### WORK REQUIRED:
Using the records that appear below, write out exactly the lines from the one with "Rebuild this chart" through the one with "0.149, 0.17, 0.184]", keeping both end lines.

### Rows from a dataset of charts and code:
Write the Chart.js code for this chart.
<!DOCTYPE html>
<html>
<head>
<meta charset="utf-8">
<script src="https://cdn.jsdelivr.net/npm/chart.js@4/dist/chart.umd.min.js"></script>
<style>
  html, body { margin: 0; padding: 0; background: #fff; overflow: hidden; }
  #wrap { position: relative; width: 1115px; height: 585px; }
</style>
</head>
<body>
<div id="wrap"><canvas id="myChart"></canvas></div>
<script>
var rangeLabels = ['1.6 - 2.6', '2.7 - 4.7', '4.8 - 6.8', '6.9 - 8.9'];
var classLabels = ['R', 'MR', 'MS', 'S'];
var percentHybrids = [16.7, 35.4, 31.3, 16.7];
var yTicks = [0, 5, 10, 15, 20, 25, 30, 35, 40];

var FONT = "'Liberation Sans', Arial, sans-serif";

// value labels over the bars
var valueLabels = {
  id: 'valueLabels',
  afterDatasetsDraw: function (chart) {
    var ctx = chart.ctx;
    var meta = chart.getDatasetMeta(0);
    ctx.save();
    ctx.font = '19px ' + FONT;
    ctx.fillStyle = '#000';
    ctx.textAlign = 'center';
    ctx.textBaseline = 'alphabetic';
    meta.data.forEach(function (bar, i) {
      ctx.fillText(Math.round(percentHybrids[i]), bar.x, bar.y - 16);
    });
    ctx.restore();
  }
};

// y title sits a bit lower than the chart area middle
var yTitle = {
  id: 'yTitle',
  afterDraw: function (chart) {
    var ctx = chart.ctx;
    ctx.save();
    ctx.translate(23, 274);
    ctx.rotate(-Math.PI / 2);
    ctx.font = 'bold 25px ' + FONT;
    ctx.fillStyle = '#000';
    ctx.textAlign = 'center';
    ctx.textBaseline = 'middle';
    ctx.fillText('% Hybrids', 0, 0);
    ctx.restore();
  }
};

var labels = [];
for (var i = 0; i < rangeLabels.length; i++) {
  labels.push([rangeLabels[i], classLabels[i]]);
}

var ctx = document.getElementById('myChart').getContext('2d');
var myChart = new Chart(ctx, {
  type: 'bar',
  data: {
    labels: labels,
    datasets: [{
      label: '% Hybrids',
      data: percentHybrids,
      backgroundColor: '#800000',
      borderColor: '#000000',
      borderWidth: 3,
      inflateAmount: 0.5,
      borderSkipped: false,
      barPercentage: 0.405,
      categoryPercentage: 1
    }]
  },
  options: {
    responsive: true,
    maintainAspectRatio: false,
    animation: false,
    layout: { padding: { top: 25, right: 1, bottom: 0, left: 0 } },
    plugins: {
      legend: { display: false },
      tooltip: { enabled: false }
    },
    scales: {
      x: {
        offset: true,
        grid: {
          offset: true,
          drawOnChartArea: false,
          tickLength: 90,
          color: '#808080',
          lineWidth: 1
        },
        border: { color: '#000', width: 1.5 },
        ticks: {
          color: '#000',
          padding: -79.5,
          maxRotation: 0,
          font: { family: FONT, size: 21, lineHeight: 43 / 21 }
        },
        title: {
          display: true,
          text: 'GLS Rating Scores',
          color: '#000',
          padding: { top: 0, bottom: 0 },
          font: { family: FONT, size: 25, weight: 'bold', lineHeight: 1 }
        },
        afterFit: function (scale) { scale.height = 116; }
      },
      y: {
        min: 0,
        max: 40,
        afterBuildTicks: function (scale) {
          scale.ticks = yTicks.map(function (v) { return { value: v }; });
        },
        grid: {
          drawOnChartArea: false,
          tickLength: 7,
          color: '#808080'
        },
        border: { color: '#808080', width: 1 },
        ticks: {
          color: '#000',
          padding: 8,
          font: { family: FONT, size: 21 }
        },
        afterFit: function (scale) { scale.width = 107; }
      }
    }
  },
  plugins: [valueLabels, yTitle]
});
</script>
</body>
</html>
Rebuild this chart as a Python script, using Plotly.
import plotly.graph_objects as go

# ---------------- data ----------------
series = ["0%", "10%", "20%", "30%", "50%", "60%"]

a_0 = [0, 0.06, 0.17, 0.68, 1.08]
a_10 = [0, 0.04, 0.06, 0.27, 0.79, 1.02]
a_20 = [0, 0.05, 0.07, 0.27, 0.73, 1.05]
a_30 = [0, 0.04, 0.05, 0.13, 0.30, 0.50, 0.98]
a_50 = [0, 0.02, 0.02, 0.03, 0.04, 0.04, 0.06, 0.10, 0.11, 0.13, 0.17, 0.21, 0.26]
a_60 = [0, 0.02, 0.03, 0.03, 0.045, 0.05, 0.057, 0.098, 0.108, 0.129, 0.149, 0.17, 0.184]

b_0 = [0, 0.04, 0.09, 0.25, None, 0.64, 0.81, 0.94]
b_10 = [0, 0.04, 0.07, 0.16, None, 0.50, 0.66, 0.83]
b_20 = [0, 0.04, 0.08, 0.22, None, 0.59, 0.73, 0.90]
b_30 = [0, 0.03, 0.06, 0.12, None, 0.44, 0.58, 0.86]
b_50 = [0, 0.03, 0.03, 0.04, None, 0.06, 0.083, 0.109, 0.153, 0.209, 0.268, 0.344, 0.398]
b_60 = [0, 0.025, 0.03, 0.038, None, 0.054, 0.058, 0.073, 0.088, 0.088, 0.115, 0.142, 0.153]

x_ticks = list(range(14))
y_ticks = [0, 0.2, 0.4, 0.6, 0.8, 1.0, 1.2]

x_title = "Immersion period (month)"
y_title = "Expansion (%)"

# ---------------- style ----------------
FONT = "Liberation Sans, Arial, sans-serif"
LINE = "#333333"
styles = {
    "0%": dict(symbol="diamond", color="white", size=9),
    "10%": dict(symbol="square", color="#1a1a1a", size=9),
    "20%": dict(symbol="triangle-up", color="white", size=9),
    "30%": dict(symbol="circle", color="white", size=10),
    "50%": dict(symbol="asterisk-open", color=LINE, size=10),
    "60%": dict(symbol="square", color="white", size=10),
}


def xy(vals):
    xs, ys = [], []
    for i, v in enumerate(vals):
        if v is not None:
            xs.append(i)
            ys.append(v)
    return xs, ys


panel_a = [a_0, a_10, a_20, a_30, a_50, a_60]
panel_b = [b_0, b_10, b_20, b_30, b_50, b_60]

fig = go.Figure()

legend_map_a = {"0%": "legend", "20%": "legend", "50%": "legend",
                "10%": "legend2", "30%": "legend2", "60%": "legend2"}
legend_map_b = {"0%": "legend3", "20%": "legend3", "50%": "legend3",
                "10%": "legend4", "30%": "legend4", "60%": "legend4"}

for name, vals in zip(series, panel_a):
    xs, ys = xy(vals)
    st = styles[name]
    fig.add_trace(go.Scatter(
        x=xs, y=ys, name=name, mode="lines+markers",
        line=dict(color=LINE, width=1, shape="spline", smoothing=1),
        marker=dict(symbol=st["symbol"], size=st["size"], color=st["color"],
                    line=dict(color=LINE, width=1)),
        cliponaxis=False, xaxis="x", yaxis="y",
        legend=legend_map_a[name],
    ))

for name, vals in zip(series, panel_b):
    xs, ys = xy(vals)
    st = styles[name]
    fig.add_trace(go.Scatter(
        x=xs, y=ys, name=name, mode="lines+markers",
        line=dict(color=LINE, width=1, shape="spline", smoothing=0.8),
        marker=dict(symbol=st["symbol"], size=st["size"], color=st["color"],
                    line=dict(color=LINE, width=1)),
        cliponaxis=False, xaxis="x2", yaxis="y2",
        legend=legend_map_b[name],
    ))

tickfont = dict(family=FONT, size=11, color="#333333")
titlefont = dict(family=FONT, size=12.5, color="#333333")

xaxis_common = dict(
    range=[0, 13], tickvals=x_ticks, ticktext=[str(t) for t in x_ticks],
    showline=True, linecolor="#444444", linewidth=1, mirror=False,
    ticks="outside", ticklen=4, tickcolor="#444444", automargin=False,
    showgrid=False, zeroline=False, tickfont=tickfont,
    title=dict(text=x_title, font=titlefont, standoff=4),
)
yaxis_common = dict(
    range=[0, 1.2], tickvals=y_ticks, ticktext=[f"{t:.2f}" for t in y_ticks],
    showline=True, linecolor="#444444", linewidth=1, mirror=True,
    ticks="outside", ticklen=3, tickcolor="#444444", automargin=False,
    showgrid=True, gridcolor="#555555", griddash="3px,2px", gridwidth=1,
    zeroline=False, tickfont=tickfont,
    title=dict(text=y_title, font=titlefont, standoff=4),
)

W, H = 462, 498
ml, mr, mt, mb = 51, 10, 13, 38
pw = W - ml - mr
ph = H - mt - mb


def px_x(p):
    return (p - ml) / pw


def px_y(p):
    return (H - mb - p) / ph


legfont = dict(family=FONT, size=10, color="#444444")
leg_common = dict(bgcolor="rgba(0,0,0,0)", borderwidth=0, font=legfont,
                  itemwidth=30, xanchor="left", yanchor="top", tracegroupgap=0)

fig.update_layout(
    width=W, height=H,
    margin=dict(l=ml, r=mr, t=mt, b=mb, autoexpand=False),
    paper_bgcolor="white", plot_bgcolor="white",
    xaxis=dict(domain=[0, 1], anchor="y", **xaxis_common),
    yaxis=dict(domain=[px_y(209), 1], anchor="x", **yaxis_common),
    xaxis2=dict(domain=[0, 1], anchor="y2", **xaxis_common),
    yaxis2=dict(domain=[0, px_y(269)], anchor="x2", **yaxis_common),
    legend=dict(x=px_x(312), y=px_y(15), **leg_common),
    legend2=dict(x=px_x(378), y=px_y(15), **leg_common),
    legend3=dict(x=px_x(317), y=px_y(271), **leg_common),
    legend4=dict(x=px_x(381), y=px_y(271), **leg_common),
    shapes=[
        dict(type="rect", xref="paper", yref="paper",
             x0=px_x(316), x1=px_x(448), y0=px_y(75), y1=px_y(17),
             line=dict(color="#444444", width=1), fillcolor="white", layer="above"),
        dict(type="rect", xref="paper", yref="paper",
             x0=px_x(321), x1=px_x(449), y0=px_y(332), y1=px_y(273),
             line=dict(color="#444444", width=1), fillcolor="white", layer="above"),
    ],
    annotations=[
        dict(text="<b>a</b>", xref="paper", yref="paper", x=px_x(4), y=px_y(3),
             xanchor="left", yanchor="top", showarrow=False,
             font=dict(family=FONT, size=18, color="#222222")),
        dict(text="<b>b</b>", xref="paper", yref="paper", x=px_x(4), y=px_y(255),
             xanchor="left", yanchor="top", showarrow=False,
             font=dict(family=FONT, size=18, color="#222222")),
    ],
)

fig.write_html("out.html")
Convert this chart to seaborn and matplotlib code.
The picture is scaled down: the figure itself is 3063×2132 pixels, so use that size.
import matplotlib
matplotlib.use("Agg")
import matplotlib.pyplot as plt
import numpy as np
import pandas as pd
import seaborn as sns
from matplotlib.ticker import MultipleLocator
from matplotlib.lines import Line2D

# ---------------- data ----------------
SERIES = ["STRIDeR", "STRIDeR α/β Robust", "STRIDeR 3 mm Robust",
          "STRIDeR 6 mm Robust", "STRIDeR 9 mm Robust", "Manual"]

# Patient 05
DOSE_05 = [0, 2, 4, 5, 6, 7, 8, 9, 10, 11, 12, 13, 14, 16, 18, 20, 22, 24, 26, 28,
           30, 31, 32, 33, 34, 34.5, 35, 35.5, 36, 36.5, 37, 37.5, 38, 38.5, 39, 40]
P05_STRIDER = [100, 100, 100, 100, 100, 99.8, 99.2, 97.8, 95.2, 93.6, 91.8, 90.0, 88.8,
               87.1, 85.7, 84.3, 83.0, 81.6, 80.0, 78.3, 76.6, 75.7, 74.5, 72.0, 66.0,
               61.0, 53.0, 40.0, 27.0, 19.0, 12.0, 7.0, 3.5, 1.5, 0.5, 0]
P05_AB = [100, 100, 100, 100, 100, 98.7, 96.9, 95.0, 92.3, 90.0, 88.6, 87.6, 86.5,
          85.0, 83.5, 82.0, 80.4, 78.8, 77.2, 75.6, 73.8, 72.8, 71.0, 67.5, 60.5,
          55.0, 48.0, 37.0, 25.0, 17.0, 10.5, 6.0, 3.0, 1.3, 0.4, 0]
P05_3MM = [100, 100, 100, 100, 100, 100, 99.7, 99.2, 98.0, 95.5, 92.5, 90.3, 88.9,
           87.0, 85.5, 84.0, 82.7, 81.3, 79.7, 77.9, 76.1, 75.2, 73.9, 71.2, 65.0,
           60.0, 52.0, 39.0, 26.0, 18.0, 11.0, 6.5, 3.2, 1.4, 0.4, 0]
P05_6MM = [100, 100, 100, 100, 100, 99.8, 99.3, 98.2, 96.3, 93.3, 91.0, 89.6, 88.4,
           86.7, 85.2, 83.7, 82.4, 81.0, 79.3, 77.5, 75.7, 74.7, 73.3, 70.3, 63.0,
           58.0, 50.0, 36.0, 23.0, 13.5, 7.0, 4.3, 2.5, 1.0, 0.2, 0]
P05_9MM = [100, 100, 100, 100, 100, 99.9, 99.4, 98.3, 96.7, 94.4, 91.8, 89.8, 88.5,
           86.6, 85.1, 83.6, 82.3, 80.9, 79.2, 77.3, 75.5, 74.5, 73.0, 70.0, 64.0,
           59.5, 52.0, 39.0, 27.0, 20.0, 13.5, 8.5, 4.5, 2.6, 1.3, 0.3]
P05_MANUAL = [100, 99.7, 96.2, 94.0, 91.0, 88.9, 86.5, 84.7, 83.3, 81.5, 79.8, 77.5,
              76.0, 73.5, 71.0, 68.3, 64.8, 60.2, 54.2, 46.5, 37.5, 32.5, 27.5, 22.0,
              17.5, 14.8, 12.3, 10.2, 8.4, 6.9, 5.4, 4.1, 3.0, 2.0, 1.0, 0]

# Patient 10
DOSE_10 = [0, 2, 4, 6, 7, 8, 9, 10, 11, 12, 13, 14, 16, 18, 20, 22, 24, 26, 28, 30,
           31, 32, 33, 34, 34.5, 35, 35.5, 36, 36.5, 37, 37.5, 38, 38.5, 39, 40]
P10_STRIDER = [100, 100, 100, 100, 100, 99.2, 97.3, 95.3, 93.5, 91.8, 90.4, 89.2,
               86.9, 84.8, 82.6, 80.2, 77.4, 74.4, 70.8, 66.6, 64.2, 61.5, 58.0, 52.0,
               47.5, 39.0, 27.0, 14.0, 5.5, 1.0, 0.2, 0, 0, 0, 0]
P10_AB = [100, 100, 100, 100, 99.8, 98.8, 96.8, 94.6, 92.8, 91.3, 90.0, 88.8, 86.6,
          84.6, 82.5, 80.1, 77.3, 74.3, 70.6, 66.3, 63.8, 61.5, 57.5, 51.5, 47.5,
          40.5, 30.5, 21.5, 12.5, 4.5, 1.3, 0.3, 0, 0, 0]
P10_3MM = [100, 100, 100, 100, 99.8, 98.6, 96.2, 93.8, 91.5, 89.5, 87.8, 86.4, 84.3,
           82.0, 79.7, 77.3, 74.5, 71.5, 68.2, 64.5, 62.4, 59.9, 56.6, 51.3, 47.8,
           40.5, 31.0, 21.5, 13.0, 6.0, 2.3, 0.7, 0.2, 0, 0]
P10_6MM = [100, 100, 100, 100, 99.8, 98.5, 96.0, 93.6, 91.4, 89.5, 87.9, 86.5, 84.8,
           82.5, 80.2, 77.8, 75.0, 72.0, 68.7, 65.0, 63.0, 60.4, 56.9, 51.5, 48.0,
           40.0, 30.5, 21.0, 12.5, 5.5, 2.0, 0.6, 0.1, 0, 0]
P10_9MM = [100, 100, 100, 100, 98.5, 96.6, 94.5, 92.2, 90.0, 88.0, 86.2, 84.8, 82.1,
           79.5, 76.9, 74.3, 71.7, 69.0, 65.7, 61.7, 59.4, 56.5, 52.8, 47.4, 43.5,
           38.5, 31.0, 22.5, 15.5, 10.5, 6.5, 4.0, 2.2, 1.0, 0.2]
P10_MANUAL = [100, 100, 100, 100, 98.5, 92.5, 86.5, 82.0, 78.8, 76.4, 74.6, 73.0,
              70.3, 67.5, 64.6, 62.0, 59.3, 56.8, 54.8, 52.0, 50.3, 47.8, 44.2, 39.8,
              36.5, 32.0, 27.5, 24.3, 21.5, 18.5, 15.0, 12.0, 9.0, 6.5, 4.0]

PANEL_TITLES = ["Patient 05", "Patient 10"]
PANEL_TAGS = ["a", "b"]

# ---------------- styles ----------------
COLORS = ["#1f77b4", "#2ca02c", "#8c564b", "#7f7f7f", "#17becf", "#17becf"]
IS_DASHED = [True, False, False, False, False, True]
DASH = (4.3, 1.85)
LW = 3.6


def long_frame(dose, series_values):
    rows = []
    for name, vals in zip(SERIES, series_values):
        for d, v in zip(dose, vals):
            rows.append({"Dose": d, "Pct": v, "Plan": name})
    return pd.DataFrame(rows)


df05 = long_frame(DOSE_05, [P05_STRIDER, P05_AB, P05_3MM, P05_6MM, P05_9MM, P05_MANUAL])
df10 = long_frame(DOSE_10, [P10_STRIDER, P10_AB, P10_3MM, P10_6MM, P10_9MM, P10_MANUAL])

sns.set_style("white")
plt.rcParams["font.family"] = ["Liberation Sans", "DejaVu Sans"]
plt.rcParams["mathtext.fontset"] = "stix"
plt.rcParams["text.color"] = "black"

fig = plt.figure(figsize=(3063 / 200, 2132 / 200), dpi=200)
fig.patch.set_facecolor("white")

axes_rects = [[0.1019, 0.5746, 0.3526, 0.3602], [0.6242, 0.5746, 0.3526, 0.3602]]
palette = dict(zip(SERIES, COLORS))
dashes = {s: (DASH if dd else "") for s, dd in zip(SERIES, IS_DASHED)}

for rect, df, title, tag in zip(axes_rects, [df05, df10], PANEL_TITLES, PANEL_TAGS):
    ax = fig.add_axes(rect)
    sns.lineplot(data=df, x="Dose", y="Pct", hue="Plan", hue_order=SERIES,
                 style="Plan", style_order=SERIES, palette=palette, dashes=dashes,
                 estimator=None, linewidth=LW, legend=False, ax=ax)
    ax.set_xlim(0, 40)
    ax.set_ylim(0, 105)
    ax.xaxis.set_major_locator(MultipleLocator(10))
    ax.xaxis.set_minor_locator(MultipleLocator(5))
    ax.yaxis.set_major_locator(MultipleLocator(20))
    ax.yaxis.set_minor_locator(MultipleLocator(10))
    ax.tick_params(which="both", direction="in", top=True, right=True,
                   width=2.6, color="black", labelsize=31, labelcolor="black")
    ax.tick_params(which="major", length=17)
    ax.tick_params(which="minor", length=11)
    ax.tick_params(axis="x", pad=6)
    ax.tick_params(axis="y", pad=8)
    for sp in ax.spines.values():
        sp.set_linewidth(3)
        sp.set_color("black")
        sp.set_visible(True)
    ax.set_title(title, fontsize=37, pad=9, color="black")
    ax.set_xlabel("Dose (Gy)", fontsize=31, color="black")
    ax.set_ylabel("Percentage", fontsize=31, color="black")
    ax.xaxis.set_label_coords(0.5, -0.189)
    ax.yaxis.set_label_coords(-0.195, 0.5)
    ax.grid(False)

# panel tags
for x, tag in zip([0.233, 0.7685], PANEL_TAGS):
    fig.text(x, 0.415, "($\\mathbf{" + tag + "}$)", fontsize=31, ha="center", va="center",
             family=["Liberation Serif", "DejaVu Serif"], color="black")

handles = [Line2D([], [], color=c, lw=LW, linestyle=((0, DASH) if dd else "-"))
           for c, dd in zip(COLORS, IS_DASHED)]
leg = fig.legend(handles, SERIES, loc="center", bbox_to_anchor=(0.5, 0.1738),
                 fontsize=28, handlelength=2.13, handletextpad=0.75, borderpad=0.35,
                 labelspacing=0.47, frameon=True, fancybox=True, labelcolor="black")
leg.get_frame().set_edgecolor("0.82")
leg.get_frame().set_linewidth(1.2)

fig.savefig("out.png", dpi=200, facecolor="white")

### RESULT FOR THIS EXERCISE:
Rebuild this chart as a Python script, using Plotly.
import plotly.graph_objects as go

# ---------------- data ----------------
series = ["0%", "10%", "20%", "30%", "50%", "60%"]

a_0 = [0, 0.06, 0.17, 0.68, 1.08]
a_10 = [0, 0.04, 0.06, 0.27, 0.79, 1.02]
a_20 = [0, 0.05, 0.07, 0.27, 0.73, 1.05]
a_30 = [0, 0.04, 0.05, 0.13, 0.30, 0.50, 0.98]
a_50 = [0, 0.02, 0.02, 0.03, 0.04, 0.04, 0.06, 0.10, 0.11, 0.13, 0.17, 0.21, 0.26]
a_60 = [0, 0.02, 0.03, 0.03, 0.045, 0.05, 0.057, 0.098, 0.108, 0.129, 0.149, 0.17, 0.184]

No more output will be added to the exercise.